Embattled city lawyer Bob Kasango says he was shocked by the Law Council’s decision to strike him off the list of practicing advocates in Uganda, describing the ruling as ‘unfair’.
The once flamboyant attorney was over the weekend punished after he was found guilty of fleecing a client, Vivine Mukuru, and a property buyer, John Kaweesa, of hundreds of millions of shillings in a botched $385,000 Kololo house deal by selling it to multiple buyers instead.
A teary Kasango told the Observer, “I am really shocked to hear that the hearing was made. The members who decided the case got the facts of the case wrong and clearly they never made any reference to my defense. They took complainant’s allegation for gospel truth. So, they say that they struck me off, for how long is it? Is it for life?”
He claimed that he was never Kaweesa’s lawyer and, therefore, did not defraud him of even a shilling.
“What the law council has done is to unilaterally cancel the contract between the buyer and seller. Why is the law council silent about the money that was paid to the owner? What is its fate?” he wondered.

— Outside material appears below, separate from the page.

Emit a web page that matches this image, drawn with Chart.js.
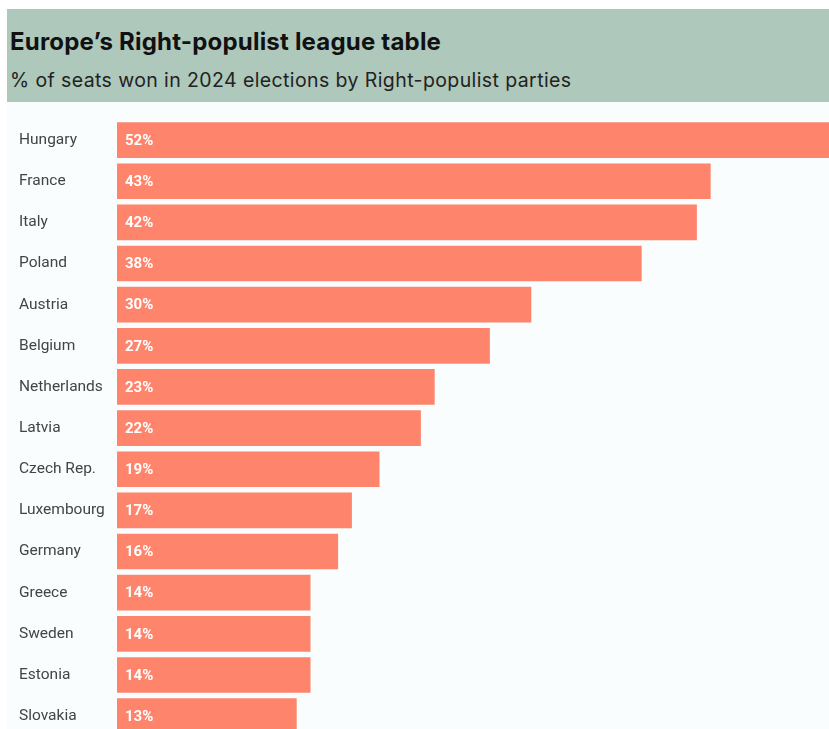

He said his offer to refund the money (five cheques of $38,500 which all bounced) to Kaweesa was in good faith, not the admission of wrongdoing.
This is not the first time Kasango is in trouble, on June 24, 2015, his name surfaced in a Public Account Committee hearing of the pension case scandal where billions of shillings were fraudulently paid out by Ministry officials currently under interdiction. During the hearing, Parliament heard that the lawyer through his firm allegedly received an illegal payment of Shs15 billion from Public Service ministry before the case was concluded in court. The money was paid in 2011 and 2012 to a lawyer after he allegedly presented a court order to the then Principal Accountant of Public Service, Mr Christopher Obey and the interdicted Permanent Secretary, Mr Jimmy Lwamafa, authorising payment of legal fees for a case which had not yet been concluded in court.
Kasango was also accused but later cleared of receiving sh3.3b from the government on behalf of Tooro queen mother Best Kemigisha for the land she sold. The prosecution said Kasango allegedly received the money but did not remit to Kemigisha.